Rediscovering the Lord’s Supper consists of a four-part analysis: three chapters on the subject of communion and a final chapter evaluating the relationship of John 6 to sacramental theology.
The chapter titles are as follows:
- Communion with Israel: Learning from the Passover How to Celebrate the Lord’s Supper and Learning from the Jews How to Serve God
- Communion with Christ Crucified and Risen: Public Joy Based on Christ’s Death
- Communion among Christ’s Guests: The Honor of Those Despised
- The Witness of John 6: Christ – the One and Only Sacrament
In his introduction, Barth provides four examples of how the Lord’s Supper observance over the years has been corrupted to some degree:
- The overshadowing of the meal by “a somber and depressing mood”
- The lack of clarity and persuasiveness in language describing the Supper (e.g. sacrament, transubstantiation, consubstantiation, etc.)

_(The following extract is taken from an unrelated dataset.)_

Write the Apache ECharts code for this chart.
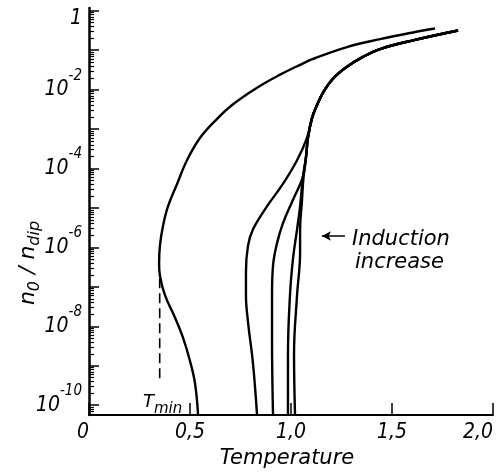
<!DOCTYPE html>
<html>
<head>
    <meta charset="utf-8">
    <title></title>
    <script src="https://cdn.jsdelivr.net/npm/echarts@6/dist/echarts.min.js"></script>
    <style>
        html, body { margin: 0; padding: 0; background: #fff; }
    </style>
</head>
<body>
    <div id="container" style="width: 497px;height: 474px;"></div>
<script type="text/javascript">
    // temperature (x) and log10(n0/ndip) (y)
    var curveA_T = [0.540, 0.525, 0.500, 0.465, 0.426, 0.376, 0.351, 0.347, 0.351, 0.366, 0.391, 0.436, 0.485, 0.550, 0.634, 0.713, 0.832, 0.946, 1.045, 1.109, 1.277, 1.441, 1.604, 1.713];
    var curveA_L = [-10.25, -9.45, -8.88, -8.28, -7.78, -7.21, -6.71, -6.41, -5.96, -5.46, -4.96, -4.39, -3.79, -3.22, -2.74, -2.37, -1.95, -1.62, -1.37, -1.22, -0.92, -0.72, -0.55, -0.45];

    // shared upper branch of the four induction curves
    var upper_T = [1.104, 1.129, 1.163, 1.208, 1.277, 1.356, 1.441, 1.604, 1.827];
    var upper_L = [-2.72, -2.39, -2.04, -1.72, -1.42, -1.17, -0.97, -0.75, -0.50];

    var b1_T = [0.832, 0.812, 0.787, 0.777, 0.777, 0.787, 0.812, 0.881, 0.960, 1.030, 1.079];
    var b1_L = [-10.25, -8.95, -7.88, -7.21, -6.63, -5.96, -5.54, -4.96, -4.39, -3.79, -3.22];
    var b2_T = [0.911, 0.906, 0.906, 0.911, 0.931, 0.960, 1.010, 1.059, 1.074, 1.084];
    var b2_L = [-10.25, -8.28, -7.21, -6.46, -5.89, -5.39, -4.79, -4.21, -3.72, -3.22];
    var b3_T = [0.985, 0.985, 0.995, 1.010, 1.030, 1.045, 1.059, 1.074, 1.084];
    var b3_L = [-10.25, -8.70, -7.21, -6.28, -5.54, -4.96, -4.21, -3.72, -3.22];
    var b4_T = [1.020, 1.015, 1.030, 1.045, 1.045, 1.054, 1.062, 1.074, 1.084];
    var b4_L = [-10.25, -8.70, -7.21, -6.13, -5.54, -4.84, -4.21, -3.72, -3.22];

    // T_min guide and the arrow
    var tmin_T = [0.35, 0.35];
    var tmin_L = [-6.78, -9.33];
    var arrow_T = [1.267, 1.153];
    var arrow_L = [-5.71, -5.71];

    var xTicks = [0, 0.5, 1.0, 1.5, 2.0];
    var xTickLabels = ['0', '0,5', '1,0', '1,5', '2,0'];
    var yMajor = [0, -1, -2, -3, -4, -5, -6, -7, -8, -9, -10];
    var yLabelValues = [0, -2, -4, -6, -8, -10];
    var yLabelExp = ['', '-2', '-4', '-6', '-8', '-10'];

    var yMinor = [];
    for (var d = -11; d < 0; d++) {
        for (var k = 2; k <= 9; k++) {
            var v = d + Math.log10(k);
            if (v > -10.25) yMinor.push(v);
        }
    }

    function pairs(t, l) {
        var out = [];
        for (var i = 0; i < t.length; i++) out.push([t[i], l[i]]);
        return out;
    }

    var numFont = "'Liberation Sans Narrow', 'DejaVu Sans Condensed', sans-serif";
    var txtFont = "'DejaVu Sans', sans-serif";

    function curve(t, l) {
        return {
            type: 'line',
            data: pairs(t, l),
            showSymbol: false,
            smooth: 0.4,
            lineStyle: { color: '#000', width: 2.4 },
            silent: true
        };
    }

    var dom = document.getElementById("container");
    var myChart = echarts.init(dom);
    var option = {
        animation: false,
        grid: { left: 89, right: 4, top: 8, bottom: 52 },
        xAxis: {
            type: 'value',
            min: 0,
            max: 2,
            interval: 0.5,
            splitLine: { show: false },
            axisLine: { onZero: false, lineStyle: { color: '#000', width: 2 } },
            axisTick: { inside: true, length: 12, lineStyle: { color: '#000', width: 1.5 } },
            axisLabel: {
                color: '#000',
                fontSize: 21,
                fontStyle: 'italic',
                fontFamily: numFont,
                margin: 7,
                alignMinLabel: 'right',
                alignMaxLabel: 'right',
                formatter: function (v) {
                    var i = xTicks.indexOf(v);
                    return i >= 0 ? xTickLabels[i] : '';
                }
            },
            name: 'Temperature',
            nameLocation: 'middle',
            nameGap: 18,
            nameTextStyle: {
                color: '#000',
                fontSize: 21,
                fontStyle: 'italic',
                fontFamily: txtFont,
                padding: [0, 8, 0, 0]
            }
        },
        yAxis: [{
            type: 'value',
            min: -10.25,
            max: 0.07,
            splitLine: { show: false },
            axisLine: { onZero: false, lineStyle: { color: '#000', width: 2.5 } },
            axisTick: { inside: true, length: 10, customValues: yMajor, lineStyle: { color: '#000', width: 1.5 } },
            axisLabel: {
                customValues: yLabelValues,
                margin: 7,
                color: '#000',
                formatter: function (v) {
                    var i = yLabelValues.indexOf(Math.round(v));
                    if (i < 0) return '';
                    if (yLabelExp[i] === '') return '{one|1}';
                    return '{b|10}{s|' + yLabelExp[i] + '}';
                },
                rich: {
                    one: { fontSize: 21, fontStyle: 'italic', fontFamily: numFont, padding: [16, 0, 0, 0] },
                    b: { fontSize: 21, fontStyle: 'italic', fontFamily: numFont },
                    s: { fontSize: 15, fontStyle: 'italic', fontFamily: numFont, lineHeight: 15, padding: [0, 0, 28, 0] }
                }
            }
        }, {
            type: 'value',
            min: -10.25,
            max: 0.07,
            position: 'left',
            splitLine: { show: false },
            axisLine: { show: false, onZero: false },
            axisLabel: { show: false },
            axisTick: { inside: true, length: 5, customValues: yMinor, lineStyle: { color: '#000', width: 1.2 } }
        }],
        graphic: [{
            type: 'text',
            x: 28,
            y: 263,
            rotation: Math.PI / 2,
            style: {
                text: '{n|n}{sub|0}{n| / n}{sub|dip}',
                align: 'center',
                verticalAlign: 'middle',
                fill: '#000',
                rich: {
                    n: { fontSize: 22, fontStyle: 'italic', fontFamily: txtFont, fill: '#000' },
                    sub: { fontSize: 16, fontStyle: 'italic', fontFamily: txtFont, fill: '#000', padding: [14, 0, 0, 0] }
                }
            }
        }, {
            type: 'text',
            x: 143,
            y: 402,
            style: {
                text: '{t|T}{sub|min}',
                verticalAlign: 'middle',
                fill: '#000',
                rich: {
                    t: { fontSize: 18, fontStyle: 'italic', fontFamily: txtFont, fill: '#000' },
                    sub: { fontSize: 15, fontStyle: 'italic', fontFamily: txtFont, fill: '#000', padding: [14, 0, 0, 0] }
                }
            }
        }, {
            type: 'text',
            x: 352,
            y: 240,
            style: { text: 'Induction', font: 'italic 21px ' + txtFont, fill: '#000', verticalAlign: 'middle' }
        }, {
            type: 'text',
            x: 355,
            y: 263,
            style: { text: 'increase', font: 'italic 21px ' + txtFont, fill: '#000', verticalAlign: 'middle' }
        }],
        series: [
            curve(curveA_T, curveA_L),
            curve(b1_T.concat(upper_T), b1_L.concat(upper_L)),
            curve(b2_T.concat(upper_T), b2_L.concat(upper_L)),
            curve(b3_T.concat(upper_T), b3_L.concat(upper_L)),
            curve(b4_T.concat(upper_T), b4_L.concat(upper_L)),
            {
                type: 'line',
                data: pairs(tmin_T, tmin_L),
                showSymbol: false,
                silent: true,
                lineStyle: { color: '#000', width: 1.6, type: [10, 5] },
                markLine: {
                    silent: true,
                    symbol: ['none', 'arrow'],
                    symbolSize: [7, 9],
                    label: { show: false },
                    lineStyle: { color: '#000', width: 1.5, type: 'solid' },
                    data: [[{ coord: [arrow_T[0], arrow_L[0]] }, { coord: [arrow_T[1], arrow_L[1]] }]]
                }
            }
        ]
    };
    myChart.setOption(option);
</script>
</body>
</html>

- The exploitation of the doctrine and observance of communion for the purpose of excommunication
- Church divisions brought on by controversies concerning the Supper
I’ll begin in the next post to discuss how Barth understands the relationship between the Jewish Passover and the Lord’s Supper. In my view, the value of this study is that Barth develops his thoughts with a clear, exegetical approach. His treatment combines attention paid to the Scriptures with a desire to be a practical help for the church in its observance of the Lord’s Supper.